Wearable Sensors and Coronavirus
20-05-2020 | By Robin Mitchell
The COVID-19 pandemic is presenting engineers with a range of technical problems to solve and detecting those with the virus before they can spread it is one area in particular that has the US military interested.
Preventing Transmission
The COVID-19 pandemic is a medical crisis that the world has not seen the likes of since the Spanish Flu in 1918. While not as serve, the virus can take several weeks to show symptoms while still being transmittable, which is how the virus has been able to get around the world as fast as it has. To make matters worse the virus being new means there's little to no natural immunity meaning that not only can it spread more efficiently but the small minority of those who get severely ill still makes up a large number of people. For example, assuming that 0.01% of people who catch the virus require a ventilator can still be 10,000 people for a population of just 1 million. Because of this, there was a surge of engineers instructed to design low-cost ventilators that could be quickly mass produced should the virus turn out to be more deadly than hoped.

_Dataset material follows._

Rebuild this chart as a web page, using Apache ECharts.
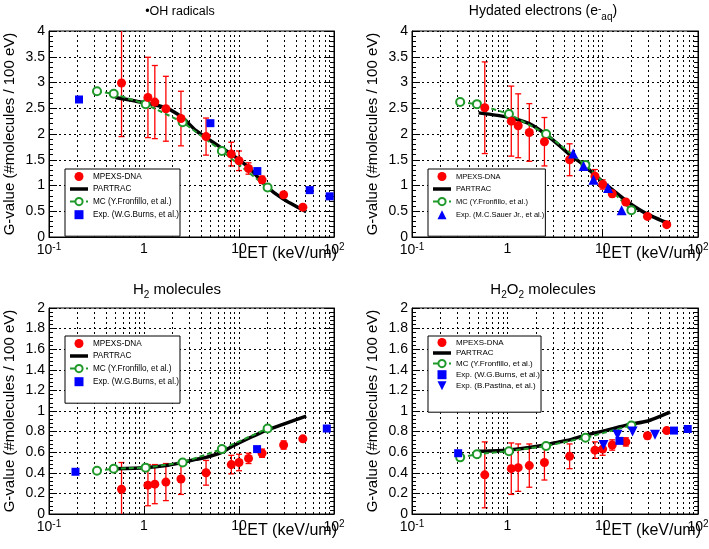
<!DOCTYPE html>
<html>
<head>
<meta charset="utf-8">
<script src="https://cdn.jsdelivr.net/npm/echarts@6/dist/echarts.min.js"></script>
<style>
html, body { margin: 0; padding: 0; background: #fff; }
#chart { width: 709px; height: 549px; }
</style>
</head>
<body>
<div id="chart"></div>
<script>
// LET values (keV/um)
var letMpexs = [0.58, 1.1, 1.3, 1.7, 2.45, 4.5, 8.3, 10, 12.6, 17.5, 29.5, 47];
var letPartrac = [0.5, 1, 1.7, 2.5, 3.5, 4.5, 6.3, 8.6, 13, 19, 29, 51];
var letMc = [0.32, 0.48, 1.04, 2.55, 6.6, 20];

// OH radicals
var ohMpexs = [2.99, 2.71, 2.62, 2.49, 2.30, 1.95, 1.61, 1.48, 1.33, 1.11, 0.82, 0.58];
var ohMpexsErr = [1.04, 0.78, 0.71, 0.63, 0.53, 0.36, 0.23, 0.19, 0.11, 0.07, 0.04, 0.03];
var ohPartrac = [2.71, 2.61, 2.51, 2.33, 2.07, 1.93, 1.75, 1.59, 1.33, 1.0, 0.74, 0.49];
var ohMc = [2.83, 2.78, 2.58, 2.23, 1.67, 0.96];
var ohBurnsLet = [0.207, 5.0, 15.6, 55.5, 90];
var ohBurns = [2.67, 2.21, 1.28, 0.91, 0.79];

// hydrated electrons
var eaqMpexs = [2.51, 2.25, 2.16, 2.03, 1.85, 1.50, 1.18, 1.02, 0.84, 0.68, 0.40, 0.24];
var eaqMpexsErr = [0.89, 0.68, 0.62, 0.56, 0.47, 0.31, 0.13, 0.09, 0.06, 0.04, 0.03, 0.02];
var eaqPartrac = [2.41, 2.33, 2.2, 2.0, 1.78, 1.6, 1.40, 1.18, 0.90, 0.66, 0.45, 0.25];
var eaqMc = [2.62, 2.58, 2.39, 2.0, 1.40, 0.52];
var eaqSauerLet = [4.9, 6.3, 8.0, 11.4, 15.8];
var eaqSauer = [1.62, 1.38, 1.11, 0.95, 0.52];

// H2 molecules
var h2Mpexs = [0.24, 0.28, 0.29, 0.31, 0.34, 0.40, 0.48, 0.50, 0.54, 0.59, 0.67, 0.73];
var h2MpexsErr = [0.26, 0.2, 0.19, 0.18, 0.15, 0.12, 0.09, 0.08, 0.05, 0.04, 0.04, 0.02];
var h2Partrac = [0.44, 0.45, 0.47, 0.50, 0.53, 0.55, 0.59, 0.66, 0.74, 0.81, 0.87, 0.95];
var h2Mc = [0.42, 0.44, 0.45, 0.50, 0.63, 0.83];
var h2BurnsLet = [0.19, 15.5, 84];
var h2Burns = [0.41, 0.63, 0.83];

// H2O2 molecules
var h2o2Mpexs = [0.38, 0.44, 0.45, 0.47, 0.50, 0.56, 0.62, 0.63, 0.67, 0.70, 0.76, 0.81];
var h2o2MpexsErr = [0.32, 0.25, 0.23, 0.21, 0.17, 0.12, 0.08, 0.06, 0.05, 0.04, 0.03, 0.01];
var h2o2Partrac = [0.61, 0.62, 0.645, 0.67, 0.70, 0.72, 0.76, 0.79, 0.83, 0.87, 0.90, 0.99];
var h2o2Mc = [0.55, 0.58, 0.61, 0.66, 0.74, 0.86];
var h2o2BurnsLet = [0.305, 15.0, 56, 78];
var h2o2Burns = [0.59, 0.71, 0.81, 0.825];
var h2o2PastinaLet = [10.2, 14.3, 20.6, 35.4];
var h2o2Pastina = [0.67, 0.77, 0.80, 0.77];

// vertical grid lines on the log axis
var gridLet = [0.2, 0.3, 0.4, 0.5, 0.6, 0.7, 0.8, 0.9, 1, 2, 3, 4, 5, 6, 7, 8, 9, 10,
               20, 30, 40, 50, 60, 70, 80, 90];

var NAME_MP = 'MPEXS-DNA';
var NAME_PT = 'PARTRAC';
var NAME_MC = 'MC (Y.Fronfillo, et al.)';
var NAME_BURNS = 'Exp. (W.G.Burns, et al.)';
var NAME_SAUER = 'Exp. (M.C.Sauer Jr., et al.)';
var NAME_PASTINA = 'Exp. (B.Pastina, et al.)';

var FONT = '"Liberation Sans", Arial, Helvetica, sans-serif';
var RED = '#ff0000', BLUE = '#0000ff', GREEN = '#1f9a2a';
var ICON_SQUARE = 'path://M0,0L1,0L1,1L0,1Z';
var ICON_UP = 'path://M0.5,0L1,1L0,1Z';
var ICON_DOWN = 'path://M0,0L1,0L0.5,1Z';
var ICON_BAR = 'path://M0,0L18,0L18,3.5L0,3.5Z';

var panels = [
    { title: '{n|•OH radicals}', ymax: 4, step: 0.5, mp: ohMpexs, err: ohMpexsErr, pt: ohPartrac, mc: ohMc,
      exp: [{ name: NAME_BURNS, x: ohBurnsLet, y: ohBurns, symbol: 'rect', icon: ICON_SQUARE, size: 8, rotate: 0 }] },
    { title: '{n|Hydated electrons (e}{sup|-}{sub|aq}{n|)}', ymax: 4, step: 0.5, mp: eaqMpexs, err: eaqMpexsErr, pt: eaqPartrac, mc: eaqMc,
      exp: [{ name: NAME_SAUER, x: eaqSauerLet, y: eaqSauer, symbol: 'triangle', icon: ICON_UP, size: 10, rotate: 0 }] },
    { title: '{n|H}{sub|2}{n| molecules}', ymax: 2, step: 0.2, mp: h2Mpexs, err: h2MpexsErr, pt: h2Partrac, mc: h2Mc,
      exp: [{ name: NAME_BURNS, x: h2BurnsLet, y: h2Burns, symbol: 'rect', icon: ICON_SQUARE, size: 8, rotate: 0 }] },
    { title: '{n|H}{sub|2}{n|O}{sub|2}{n| molecules}', ymax: 2, step: 0.2, mp: h2o2Mpexs, err: h2o2MpexsErr, pt: h2o2Partrac, mc: h2o2Mc,
      exp: [{ name: NAME_BURNS, x: h2o2BurnsLet, y: h2o2Burns, symbol: 'rect', icon: ICON_SQUARE, size: 8, rotate: 0 },
            { name: NAME_PASTINA, x: h2o2PastinaLet, y: h2o2Pastina, symbol: 'triangle', icon: ICON_DOWN, size: 10, rotate: 180 }] }
];

var grids = [
    { left: 49, top: 31, width: 285, height: 206 },
    { left: 412, top: 31, width: 286, height: 206 },
    { left: 49, top: 308, width: 285, height: 206 },
    { left: 412, top: 308, width: 286, height: 206 }
];
var titlePos = [[180, 5], [543, 4], [177, 282], [543, 282]];
var titleSize = [12.5, 14, 15, 15];
var legendPos = [[65, 169], [428, 169], [65, 336], [428, 336]];
var legendFont = [8.2, 7.5, 8.2, 8];

function pairs(xs, ys) {
    return xs.map(function (x, i) { return [x, ys[i]]; });
}

function errorBar(params, api) {
    var x = api.value(0);
    var top = api.coord([x, api.value(2)]);
    var bot = api.coord([x, api.value(1)]);
    var style = { stroke: RED, lineWidth: 1.3 };
    return {
        type: 'group',
        children: [
            { type: 'line', shape: { x1: top[0], y1: top[1], x2: bot[0], y2: bot[1] }, style: style },
            { type: 'line', shape: { x1: top[0] - 3, y1: top[1], x2: top[0] + 3, y2: top[1] }, style: style },
            { type: 'line', shape: { x1: bot[0] - 3, y1: bot[1], x2: bot[0] + 3, y2: bot[1] }, style: style }
        ]
    };
}

function letLabel(v) {
    var e = Math.round(Math.log10(v));
    if (e === 0) return '1';
    if (e === 1) return '10';
    return '10{sup|' + e + '}';
}

var dotted = [2, 3];
var option = {
    animation: false,
    textStyle: { fontFamily: FONT },
    grid: [], xAxis: [], yAxis: [], legend: [], series: [], graphic: []
};

panels.forEach(function (p, i) {
    var g = grids[i];
    option.grid.push(Object.assign({ show: true, borderColor: '#000', borderWidth: 1,
                                     containLabel: false, outerBoundsMode: 'none' }, g));

    option.xAxis.push({
        type: 'log', logBase: 10, min: 0.1, max: 100, gridIndex: i,
        axisLine: { lineStyle: { color: '#000', width: 1 } },
        axisTick: { inside: true, length: 8, lineStyle: { color: '#000' } },
        axisLabel: { color: '#000', fontSize: 14, margin: 5, formatter: letLabel,
                     rich: { sup: { fontSize: 10, verticalAlign: 'top', padding: [0, 0, 6, 0] } } },
        splitLine: { show: false }
    });

    option.yAxis.push({
        type: 'value', min: 0, max: p.ymax, interval: p.step, gridIndex: i,
        axisLine: { show: true, lineStyle: { color: '#000', width: 1 } },
        axisTick: { inside: true, length: 8, lineStyle: { color: '#000' } },
        minorTick: { show: true, splitNumber: 5, length: 4, lineStyle: { color: '#000' } },
        axisLabel: { color: '#000', fontSize: 14, margin: 4 },
        splitLine: { show: true, lineStyle: { color: '#000', type: dotted, width: 1 } },
        name: 'G-value (#molecules / 100 eV)', nameLocation: 'middle', nameGap: 32, nameRotate: 90,
        nameTextStyle: { color: '#000', fontSize: 15 }
    });

    // vertical dotted grid
    option.series.push({
        type: 'line', xAxisIndex: i, yAxisIndex: i, data: [], silent: true, z: 1,
        markLine: {
            silent: true, symbol: 'none', label: { show: false }, animation: false,
            lineStyle: { color: '#000', type: dotted, width: 1 },
            data: gridLet.map(function (v) { return { xAxis: v }; })
        }
    });

    option.series.push({
        type: 'custom', name: 'err', xAxisIndex: i, yAxisIndex: i, clip: true, z: 3, silent: true,
        data: letMpexs.map(function (x, k) { return [x, p.mp[k] - p.err[k], p.mp[k] + p.err[k]]; }),
        encode: { x: 0, y: [1, 2] },
        renderItem: errorBar
    });

    option.series.push({
        type: 'line', name: NAME_PT, xAxisIndex: i, yAxisIndex: i, z: 4,
        data: pairs(letPartrac, p.pt), symbol: 'none', smooth: 0.2,
        lineStyle: { color: '#000', width: 3.5 }, itemStyle: { color: '#000' }
    });

    option.series.push({
        type: 'line', name: NAME_MC, xAxisIndex: i, yAxisIndex: i, z: 5,
        data: pairs(letMc, p.mc), symbol: 'emptyCircle', symbolSize: 8,
        lineStyle: { color: GREEN, width: 2, type: [5, 3] },
        itemStyle: { color: GREEN, borderColor: GREEN, borderWidth: 1.5 }
    });

    option.series.push({
        type: 'scatter', name: NAME_MP, xAxisIndex: i, yAxisIndex: i, z: 6,
        data: pairs(letMpexs, p.mp), symbol: 'circle', symbolSize: 9,
        itemStyle: { color: RED, opacity: 1 }
    });

    p.exp.forEach(function (e) {
        option.series.push({
            type: 'scatter', name: e.name, xAxisIndex: i, yAxisIndex: i, z: 7,
            data: pairs(e.x, e.y), symbol: e.symbol, symbolSize: e.size, symbolRotate: e.rotate,
            itemStyle: { color: BLUE, opacity: 1 }
        });
    });

    var five = p.exp.length > 1;
    option.legend.push({
        orient: 'vertical', left: legendPos[i][0], top: legendPos[i][1], z: 20,
        data: [NAME_MP, { name: NAME_PT, icon: ICON_BAR }, NAME_MC].concat(
            p.exp.map(function (e) { return { name: e.name, icon: e.icon }; })),
        itemWidth: 18, itemHeight: 9, itemGap: five ? 2 : 4, symbolKeepAspect: true,
        padding: five ? [2, 1, 22, 4] : [3, 1, 17, 4],
        selectedMode: false, backgroundColor: '#fff', borderColor: '#000', borderWidth: 1,
        textStyle: { color: '#000', fontSize: legendFont[i], fontFamily: FONT }
    });

    option.graphic.push({
        type: 'text', x: titlePos[i][0], y: titlePos[i][1], silent: true,
        style: {
            text: p.title, align: 'center', textAlign: 'center', verticalAlign: 'top', textVerticalAlign: 'top',
            fill: '#000', fontSize: titleSize[i], fontFamily: FONT,
            rich: {
                n: { fontSize: titleSize[i], fontFamily: FONT, verticalAlign: 'top', fill: '#000' },
                sub: { fontSize: 10, fontFamily: FONT, verticalAlign: 'top', padding: [8, 0, 0, 0], fill: '#000' },
                sup: { fontSize: 10, fontFamily: FONT, verticalAlign: 'top', fill: '#000' }
            }
        }
    });

    option.graphic.push({
        type: 'text', x: g.left + g.width + 3, y: g.top + g.height + 9, silent: true, z: 30,
        style: {
            text: 'LET (keV/um)', align: 'right', textAlign: 'right', verticalAlign: 'top', textVerticalAlign: 'top',
            fill: '#000', fontSize: 16, fontFamily: FONT
        }
    });
});

// right-hand tick axes
panels.forEach(function (p, i) {
    option.yAxis.push({
        type: 'value', min: 0, max: p.ymax, interval: p.step, gridIndex: i, position: 'right',
        axisLine: { show: true, lineStyle: { color: '#000' } },
        axisTick: { inside: true, length: 8, lineStyle: { color: '#000' } },
        minorTick: { show: true, splitNumber: 5, length: 4, lineStyle: { color: '#000' } },
        axisLabel: { show: false }, splitLine: { show: false }
    });
});

var chart = echarts.init(document.getElementById('chart'));
chart.setOption(option);
</script>
</body>
</html>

Fortunately, it turns out that this need for ventilators was an over-reaction and measures such as lock-downs are preventing the further spreading of the virus. But, this has come at a cost to damaging the global economy with the FTSE100 taking a significant hit (from approximately 7400 to 5000). Since services such as the NHS are reliant on a strong economy, there is pressure for the government to get life back to normal. If, however, people are allowed back out into public spaces, it is essential that the virus is kept under control and that re-infection does not take place. Several methods are used to tackle these problems, such as contact tracing apps and antibody testing kits. But wearable technology may be able to play a hand in this role with the US military taking an active interest in detecting personnel infected with the virus and taking measures to isolate them.
Wearable Technology
Wearable technology is any kind of technology that can be worn by a user with relative comfort with one typical example being smartwatches. While wearable technology could be made to do a wide range of tasks, they are often used in medical applications such as heart rate monitors and oxygen meters. Since wearable technology can give insight into the user, the US military is looking to developing such technology to try and identify individuals with the virus without having to make contact. The idea is that companies can propose designs to the US military for a chance to win a $25 million contract which can then be implemented to prevent the spread of the virus. The wearable sensor(s) should be able to detect potential symptoms such as fever and respiratory difficulties while also providing tracking and tracing capabilities to warn others of the symptoms. Other pieces of technology that the military is looking to include thermal goggles that are generally used for thermal vision but instead being adapted to measure the temperature of personnel with a peak capability of 300 individuals per 25 minutes. This technology can be advantageous in public areas involving large crowds which may require remote monitoring.
The military's Integrated Visual Augmentation System (IVAS), field goggles that are being adapted to detect body temperatures amid the coronavirus pandemic.
But wearable devices such as watches and wristbands can be uncomfortable to wear as well as being restricted to monitoring the specific body tissue they are in contact with. For example, body temperature is often taken at the armpit or the mouth as these are usually at core temperature where extremities are often much cooler. Therefore, a sensor that can measure the torso, arms, and armpit would provide more reliable data as well as potentially being able to measure breathing patterns and electro-cardio data from the heart. This is where MIT comes into the picture with a team of researchers have developed electronic sensors into stretchy fabrics. The sensors, which are embedded in textiles, are machine washable making them a potential solution for body medical sensors with the sole goal of not requiring tape or special adhesives. The passive sensors consist of long flexible strips that are enclosed in epoxy and then woven into fabric with small openings that allow for sensors to make contact with skin. The researchers were able to create a shirt with 30 temperature sensors and an accelerometer that can be used for recording temperature, respiration, and heart rate with all the data being wirelessly transmitted to a nearby smartphone. Adapting the technology can be very simple for use in COVID detection with the ability to detect fever, breathing difficulties, and heightened heart rate. The clothing is comfortable, which also makes it more desirable for wearers, and the ability to transmit data wirelessly allows it to work with the vast majority of smartphones.
Conclusion
Wearable technology will play an essential role in future medical applications whereby portable AI medical algorithms running on a users smartphone could analyser the wearer and detect anomalies that may indicate an infection or illness. This technology can be expanded and paired with contact tracing apps to provide those platforms with identification capabilities that can help to prevent the further spread of future viruses. It can be argued that the world has gotten lucky with the Coronavirus; the next virus may be far worse, and technology may be the only defence we have.